Budapest, Hungary
When I first spotted him in line in front of me at the Queen Alia Airport in Amman, I was fascinated by his pants, which at first I thought were a pinstripe, Wahhabi-style (i.e. high-water) thobe. Then I realized they were extra-wide pants with an elastic waistband. I couldn't stop scrutinizing them from every angle, because I'd never seen anything like them (and I am my mother's daughter). Then I was struck by his long, Islamic cleric beard (I love how they stick out just like a pharoah's prosthetic) and how it contrasted with the rest of his head, which was shaved to mere millimeters. There was something oddly serene about the guy.
It wasn't until we were in the bus out to the airplane, he speaking in French on his phone with a plastic bag full of jumbo-sized Qur'aan at his feet, that the more ignominious thought crept in: "This is the kind of strikingly devout Muslim Arab we're supposed to be afraid of." And it was like the French philosopher's white horse. (Man could fly if he could just not think of a white horse.) Once the thought was in my head, despite my best intentions and years of getting to know Muslims of all stripes, both the devout and the more casual, I couldn't stop labeling him as a potential threat. He turned out to be sitting across the aisle from me, and every time he opened his Qur'aan or went to the bathroom, I thought, "This is the part in the movie where he turns out to be a terrorist!" Even knowing how ridiculous it was, I couldn't stop an edge of apprehension.

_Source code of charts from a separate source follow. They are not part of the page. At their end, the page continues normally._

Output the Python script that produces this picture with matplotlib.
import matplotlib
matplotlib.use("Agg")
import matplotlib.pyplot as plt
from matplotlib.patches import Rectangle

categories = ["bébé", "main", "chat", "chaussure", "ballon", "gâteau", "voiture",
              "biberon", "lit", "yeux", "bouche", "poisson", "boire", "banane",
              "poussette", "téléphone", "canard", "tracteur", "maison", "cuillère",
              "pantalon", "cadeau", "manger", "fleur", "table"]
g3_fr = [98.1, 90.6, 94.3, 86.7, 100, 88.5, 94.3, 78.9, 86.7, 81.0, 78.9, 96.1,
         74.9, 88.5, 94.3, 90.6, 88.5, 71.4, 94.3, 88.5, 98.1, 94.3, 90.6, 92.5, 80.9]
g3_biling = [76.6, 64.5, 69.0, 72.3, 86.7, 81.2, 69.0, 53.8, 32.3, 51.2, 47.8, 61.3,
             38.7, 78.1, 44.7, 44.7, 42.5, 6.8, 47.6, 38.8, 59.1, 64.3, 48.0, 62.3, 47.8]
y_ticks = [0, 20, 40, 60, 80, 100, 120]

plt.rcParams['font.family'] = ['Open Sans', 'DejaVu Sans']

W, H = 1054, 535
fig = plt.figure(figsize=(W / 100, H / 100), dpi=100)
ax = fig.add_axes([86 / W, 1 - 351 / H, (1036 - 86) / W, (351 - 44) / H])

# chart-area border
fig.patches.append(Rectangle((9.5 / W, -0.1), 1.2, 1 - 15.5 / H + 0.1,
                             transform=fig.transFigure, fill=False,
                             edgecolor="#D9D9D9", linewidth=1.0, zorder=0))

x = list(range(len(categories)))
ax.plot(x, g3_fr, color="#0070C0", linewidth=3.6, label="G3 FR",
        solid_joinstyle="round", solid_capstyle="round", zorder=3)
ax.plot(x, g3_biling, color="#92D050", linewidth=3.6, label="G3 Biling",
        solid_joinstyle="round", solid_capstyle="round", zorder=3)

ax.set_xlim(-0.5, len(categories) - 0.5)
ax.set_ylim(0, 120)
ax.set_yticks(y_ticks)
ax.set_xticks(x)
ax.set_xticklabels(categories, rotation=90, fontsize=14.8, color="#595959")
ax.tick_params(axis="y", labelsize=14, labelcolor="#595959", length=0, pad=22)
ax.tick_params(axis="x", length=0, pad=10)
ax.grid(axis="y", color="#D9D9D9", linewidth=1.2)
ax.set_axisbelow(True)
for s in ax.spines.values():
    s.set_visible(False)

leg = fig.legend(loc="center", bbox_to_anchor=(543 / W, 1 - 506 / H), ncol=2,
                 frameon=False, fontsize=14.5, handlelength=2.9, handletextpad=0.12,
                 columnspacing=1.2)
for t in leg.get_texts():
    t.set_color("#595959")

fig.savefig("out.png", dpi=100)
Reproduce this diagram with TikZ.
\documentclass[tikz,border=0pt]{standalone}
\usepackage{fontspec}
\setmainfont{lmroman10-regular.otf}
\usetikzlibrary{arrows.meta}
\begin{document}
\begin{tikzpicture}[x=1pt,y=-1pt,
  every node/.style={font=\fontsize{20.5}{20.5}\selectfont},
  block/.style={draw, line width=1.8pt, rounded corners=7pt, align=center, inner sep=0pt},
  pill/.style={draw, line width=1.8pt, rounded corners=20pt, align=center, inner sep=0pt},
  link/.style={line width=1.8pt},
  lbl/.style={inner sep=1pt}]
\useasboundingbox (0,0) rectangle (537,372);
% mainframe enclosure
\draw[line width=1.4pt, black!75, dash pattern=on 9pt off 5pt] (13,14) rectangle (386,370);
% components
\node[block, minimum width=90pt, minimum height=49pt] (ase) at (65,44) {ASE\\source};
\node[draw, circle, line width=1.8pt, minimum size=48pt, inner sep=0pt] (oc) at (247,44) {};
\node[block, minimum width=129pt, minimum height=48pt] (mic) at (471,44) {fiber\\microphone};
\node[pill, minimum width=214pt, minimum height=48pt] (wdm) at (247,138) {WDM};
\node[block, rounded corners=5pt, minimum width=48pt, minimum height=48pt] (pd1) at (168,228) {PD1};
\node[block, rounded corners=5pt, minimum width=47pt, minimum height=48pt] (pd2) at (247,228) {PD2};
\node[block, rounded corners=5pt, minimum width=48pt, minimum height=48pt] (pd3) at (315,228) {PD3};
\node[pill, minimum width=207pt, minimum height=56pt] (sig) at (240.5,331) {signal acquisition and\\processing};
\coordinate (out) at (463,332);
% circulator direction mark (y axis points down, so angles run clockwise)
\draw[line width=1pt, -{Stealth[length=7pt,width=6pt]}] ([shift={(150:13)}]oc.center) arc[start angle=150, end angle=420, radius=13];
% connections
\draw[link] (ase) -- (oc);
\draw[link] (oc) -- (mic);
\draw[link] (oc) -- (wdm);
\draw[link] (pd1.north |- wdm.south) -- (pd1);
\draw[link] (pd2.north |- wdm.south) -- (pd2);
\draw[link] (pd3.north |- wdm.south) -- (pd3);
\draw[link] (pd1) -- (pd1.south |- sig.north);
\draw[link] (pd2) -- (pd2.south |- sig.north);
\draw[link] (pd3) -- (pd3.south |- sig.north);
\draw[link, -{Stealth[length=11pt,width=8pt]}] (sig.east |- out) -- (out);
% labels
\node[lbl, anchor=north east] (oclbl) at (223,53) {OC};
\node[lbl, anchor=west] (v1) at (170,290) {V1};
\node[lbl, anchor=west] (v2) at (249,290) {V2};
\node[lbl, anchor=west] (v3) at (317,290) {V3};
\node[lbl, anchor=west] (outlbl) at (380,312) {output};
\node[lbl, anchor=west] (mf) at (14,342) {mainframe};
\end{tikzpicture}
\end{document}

Imagine, then, what it must be like to work for the Transportation and Safety Administration. We spend a lot of time ridiculing and vilifying them for their post-9/11 paranoia, for all the things you have to unpack and take off to go through airport security today, for their alleged racial profiling. And there is something definitively Kafka-esque about the TSA. It's really pretty ludicrous to continue calling it "random selection" when every Arab or Muslim I know gets pulled aside for additional questioning every time they fly! It's our job as democrats and citizens to keep an eye on things, keep things from getting too Orwellian.
Still, if this were your job, day in and day out, to be suspicious of everyone, to be constantly under the pressure of preventing another shoe bomber, another liquid explosives ring, God forbid another hijacking...! If this were your job, wouldn't you be watching that devout young Muslim very carefully? Even with the best of intentions, with every reason to know that the vast majority of Muslims are peaceful people who love their families and their neighbors, I couldn't keep the doubt from creeping in. Imagine if doubting were my daily bread and butter!